This is a feature to be desired because the current data pump tool cannot do it. Have you all noticed that while running expdp to create a big dumpfile, the OS free memory quickly goes down and you start to see kernel thread [kswapd] in `top' output, unless you had tons of free memory at the beginning? This is on Linux and file system is xfs. Unlike Solaris, Linux has no way to enable file system-wide direct I/O. It has to be enabled by the program, i.e. set the O_DIRECT flag to the open(2) call (see `man 2 open'). The expdp developer can do this easily. But this is not possible with the current data pump tools. (Oracle 19c, if version matters.)
[Update]
I thought I found the solution by using the nocache program (https://github.com/Feh/nocache). So I installed it and prepended nocache to the data pump command, i.e. `nocache expdp ...'. It did not work. The system free memory still drastically dropped as soon as expdp finished preparations and started to actually dump data.
Prepending `nocache' to expdp is equivalent to
export LD_PRELOAD=<dir where I installed nocache>/nocache-master/nocache.so
followed by expdp. But the data pump master and worker processes ora_dm* and ora_dw* do not inherit this environment variable from expdp.
It would be a nice enhancement if data pump could have a nocache-like option built in.

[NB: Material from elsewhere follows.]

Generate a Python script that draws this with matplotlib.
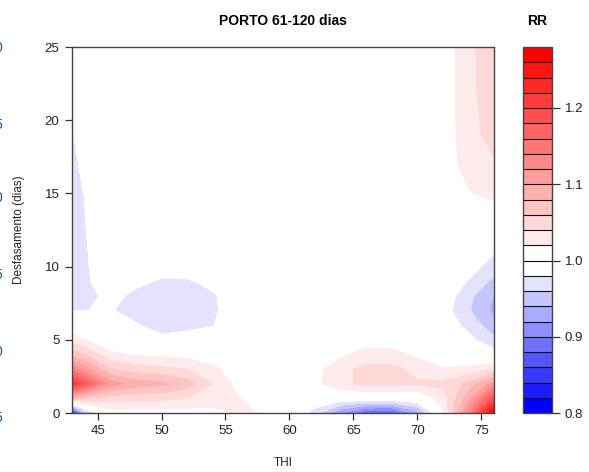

[10/11/2022 Update] The enhancement request was rejected in SR 3-29996935781 because, according to the analyst, "Caching behavior on Linux is OS-specific. It belongs at the file layer on which Data Pump relies. This request makes assumptions and suggests a solution when the root cause of the problem is unclear. It has not been reported by any other customer and Data Pump is used on Linux all the time." I wish somebody else could petition to Oracle for this simple change. The statement "the root cause of the problem is unclear" makes me speechless. I wish the Oracle analyst had at least a few days of systems programming experience, and he/she would know I already presented the root cause and the simple solution.